Annual Report 2023

Forecast for the Covestro Group and Covestro AG

Covestro Group

The following forecast for the 2024 fiscal year is based on the business development described in this Annual Report and takes into account the potential opportunities and risks.

In view of the continuing challenging economic conditions, the Board of Management of Covestro AG expects the key management indicators to change as presented below.

Forecast for key management indicators

 

 

 

 

 

 

 

2023

 

Forecast 2024

EBITDA1

 

€1,080 million

 

Between €1,000 million
and €1,600 million

Free operating cash flow2

 

€232 million

 

Between 0 million
and €300 million

ROCE above WACC3, 4

 

–6.1% points

 

Between –7% points
and –2% points

Greenhouse gas emissions5 (CO2 equivalents)

 

4.9 million metric tons

 

Between 4.4 million metric tons
and 5.0 million metric tons

1

EBITDA: EBIT plus depreciation, amortization, and impairment losses; less impairment loss reversals on intangible assets and property, plant and equipment.

2

Free operating cash flow (FOCF): cash flows from operating activities less cash outflows for additions to property, plant, equipment and intangible assets.

3

ROCE: ratio of EBIT after imputed income taxes to capital employed. Imputed income taxes are calculated by multiplying an imputed tax rate of 25% by EBIT.

4

WACC: weighted average cost of capital reflecting the expected return on the company’s equity and debt capital.

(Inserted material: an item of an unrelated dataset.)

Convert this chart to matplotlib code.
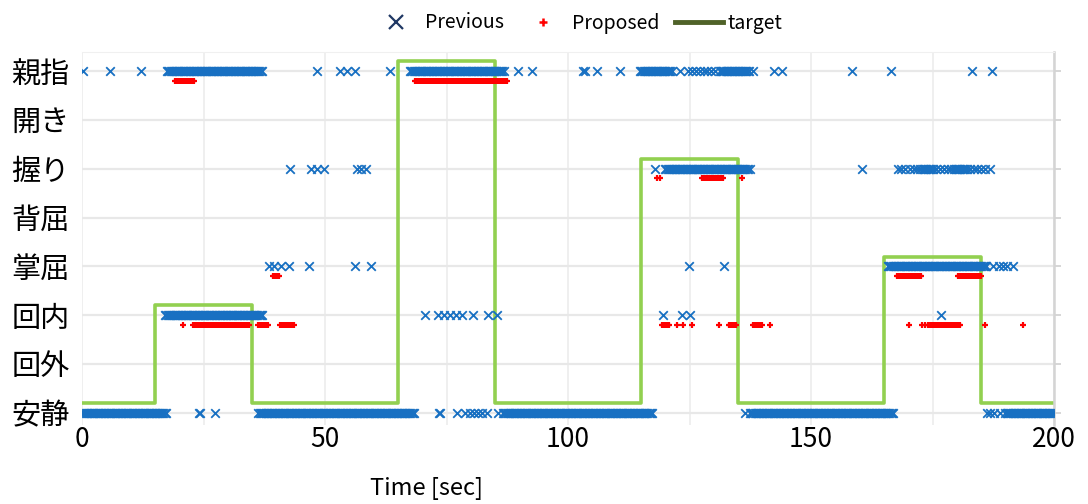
import numpy as np
import matplotlib
matplotlib.use("Agg")
import matplotlib.pyplot as plt
from matplotlib.lines import Line2D

plt.rcParams["font.family"] = ["Noto Sans CJK JP", "DejaVu Sans"]

# Motion classes, bottom to top
classes = ["安静", "回外", "回内", "掌屈", "背屈", "握り", "開き", "親指"]

# Classifier output is sampled at 4 Hz; contiguous stretches are stored as runs
SAMPLE_PERIOD = 0.25

# Previous method: (class index, start s, end s) runs and (class index, t) single outputs
prev_runs = [
    (7, 17.5, 37.2), (7, 67.5, 86.9), (7, 114.8, 121.3), (7, 131.2, 137.2),
    (5, 120.0, 137.0), (5, 173.0, 175.0), (5, 179.5, 182.0),
    (3, 165.8, 186.2),
    (2, 17.1, 37.3),
    (0, 0.0, 17.4), (0, 36.3, 68.5), (0, 86.6, 117.5), (0, 137.4, 166.9),
    (0, 190.0, 200.0),
]
prev_points = [
    (7, 0.2), (7, 5.8), (7, 12.1), (7, 48.3), (7, 53.0), (7, 54.5), (7, 56.2),
    (7, 63.3), (7, 89.7), (7, 92.6), (7, 103.0), (7, 103.5), (7, 106.0),
    (7, 110.6), (7, 123.0), (7, 124.7), (7, 125.5), (7, 126.3), (7, 127.1),
    (7, 127.9), (7, 128.7), (7, 129.5), (7, 130.3), (7, 138.0), (7, 142.3),
    (7, 144.1), (7, 158.4), (7, 166.5), (7, 183.2), (7, 187.3),
    (5, 42.8), (5, 47.1), (5, 48.4), (5, 49.8), (5, 56.6), (5, 57.4), (5, 58.5),
    (5, 118.0), (5, 137.4), (5, 160.4),
    (5, 167.9), (5, 168.6), (5, 169.4), (5, 170.3), (5, 171.1), (5, 171.9),
    (5, 172.5), (5, 175.8), (5, 176.6), (5, 177.4), (5, 178.1), (5, 178.8),
    (5, 182.7), (5, 183.5), (5, 184.2), (5, 185.0), (5, 185.8), (5, 186.8),
    (3, 38.4), (3, 39.5), (3, 41.0), (3, 42.6), (3, 46.7), (3, 56.2), (3, 59.5),
    (3, 124.9), (3, 132.1),
    (3, 187.4), (3, 188.6), (3, 189.5), (3, 190.4), (3, 191.5),
    (2, 70.6), (2, 73.3), (2, 74.5), (2, 75.7), (2, 76.9), (2, 78.2),
    (2, 80.4), (2, 83.5), (2, 85.3), (2, 119.5), (2, 123.4), (2, 125.1),
    (2, 176.7),
    (0, 24.0), (0, 24.3), (0, 27.3), (0, 73.4), (0, 73.6), (0, 77.1),
    (0, 78.8), (0, 79.8), (0, 80.6), (0, 81.5), (0, 82.4), (0, 83.3),
    (0, 85.6), (0, 136.4), (0, 186.2), (0, 186.9), (0, 187.6), (0, 188.9),
]

# Proposed method
prop_runs = [
    (7, 19.1, 23.3), (7, 68.5, 87.7),
    (5, 127.6, 131.9),
    (3, 39.3, 40.7), (3, 167.6, 172.7), (3, 180.2, 185.1),
    (2, 22.9, 34.6), (2, 36.3, 38.3), (2, 40.8, 43.6), (2, 119.3, 121.0),
    (2, 133.1, 134.8), (2, 138.1, 139.9), (2, 174.1, 180.7),
]
prop_points = [
    (5, 118.3), (5, 119.0), (5, 135.9),
    (2, 20.7), (2, 122.4), (2, 123.7), (2, 125.5), (2, 131.1), (2, 141.6),
    (2, 170.2), (2, 172.8), (2, 173.5), (2, 185.9), (2, 193.6),
]

# Instructed motion: change times and class held until the next change
target_times = [0, 15, 35, 65, 85, 115, 135, 165, 185, 200]
target_classes = [0, 2, 0, 7, 0, 5, 0, 3, 0, 0]

# Vertical offsets so the three series do not sit on top of each other
TARGET_OFFSET = 0.2
PROP_OFFSET = -0.2


def expand(runs, points):
    t, c = [], []
    for k, a, b in runs:
        ts = np.arange(a, b + 1e-9, SAMPLE_PERIOD)
        t.extend(ts)
        c.extend([k] * len(ts))
    for k, x in points:
        t.append(x)
        c.append(k)
    return np.array(t), np.array(c, dtype=float)


prev_t, prev_c = expand(prev_runs, prev_points)
prop_t, prop_c = expand(prop_runs, prop_points)

fig = plt.figure(figsize=(10.88, 5.04), dpi=100)
ax = fig.add_axes([82 / 1088, 1 - 425 / 504, (1054 - 82) / 1088, (425 - 52) / 504])

ax.step(target_times, np.array(target_classes) + TARGET_OFFSET, where="post",
        color="#92D050", lw=2.6, zorder=2)
ax.scatter(prev_t, prev_c, marker="x", s=38, color="#1870C2", linewidths=1.3,
           zorder=3)
ax.scatter(prop_t, prop_c + PROP_OFFSET, marker="+", s=22, color="#FF0000",
           linewidths=1.6, zorder=4)

ax.set_xlim(0, 200)
ax.set_ylim(-0.25, 7.39)
ax.set_xticks([0, 50, 100, 150, 200])
ax.set_xticks(np.arange(0, 201, 25), minor=True)
ax.set_yticks(range(len(classes)))
ax.set_yticklabels(classes, fontsize=21)
ax.tick_params(axis="x", which="both", length=0, labelsize=19, pad=1)
ax.tick_params(axis="y", left=False, right=True, length=5, color="#D0D0D0",
               width=1.2, pad=4)
ax.grid(True, which="both", axis="x", color="#EBEBEB", lw=1.1)
ax.grid(True, axis="y", color="#E8E8E8", lw=1.6)
ax.set_axisbelow(True)
for side in ["left", "bottom"]:
    ax.spines[side].set_visible(False)
ax.spines["top"].set_color("#F0F0F0")
ax.spines["right"].set_color("#D4D4D4")
ax.spines["right"].set_linewidth(1.8)

fig.text(427 / 1088, 1 - 489 / 504, "Time [sec]", ha="center", va="center",
         fontsize=17)

handles = [
    Line2D([], [], ls="none", marker="x", ms=10, mew=1.6, color="#203864"),
    Line2D([], [], ls="none", marker="+", ms=6, mew=1.8, color="#FF0000"),
    Line2D([], [], color="#4F6228", lw=3.5),
]
fig.legend(handles, ["Previous", "Proposed", "target"], loc="center",
           bbox_to_anchor=(577 / 1088, 1 - 23 / 504), ncol=3, frameon=False,
           fontsize=14, handlelength=2.5, handletextpad=0.2, columnspacing=0.8)

fig.savefig("out.png", dpi=100)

A figure of 8.1% has been taken into account for the year 2024 (2023: 7.6%).

5

GHG emissions (Scope 1 and Scope 2, GHG Protocol) at main production sites (responsible for more than 95% of our energy usage).

For the Covestro Group’s EBITDA, we project a figure between €1,000 million and €1,600 million. Covestro anticipates that the Performance Materials segment’s EBITDA will be EUR 400 million to EUR 800 million. In the Solutions & Specialties segment, we expect EBITDA to be significantly higher than the amount of the year 2023.

The Covestro Group’s FOCF is forecast between €0 million and €300 million. In the Performance Materials and Solutions & Specialties segments, we expect FOCF to be significantly lower than the amount of the year 2023.

ROCE above WACC is anticipated in a range between –7% points and –2% points.

The Covestro Group’s GHG emissions, measured as CO2 equivalents, are projected to be between 4.4 million metric tons and 5.0 million metric tons.

Covestro AG

The earnings of Covestro AG, as the parent company of the Covestro Group, largely comprise the earnings of that company’s subsidiaries. As a result of the profit and loss transfer agreement with Covestro Deutschland AG, net income of Covestro AG is particularly impacted by that company’s income from equity investments in Germany and abroad. Due to lower equity investment income expected in fiscal 2024, we forecast that the net loss generated by Covestro AG will be significantly higher than that of the year 2023.

EBITDA/Earnings Before Interest, Taxes, Depreciation, and Amortization
EBIT plus depreciation and amortization of property, plant, equipment, and intangible assets.
FOCF/Free Operating Cash Flow
Operating cash flows (pursuant to IAS 7) less cash outflows for additions to property, plant, equipment and intangible assets.
Net Income
Income after income taxes that is attributable to Covestro AG shareholders.
ROCE/Return on Capital Employed
Ratio of EBIT after imputed income taxes to capital employed.
WACC/Weighted Average Cost of Capital
Weighted average cost of capital reflecting the expected return on the company’s equity and debt capital. Used for the internal measurement of the absolute value contribution.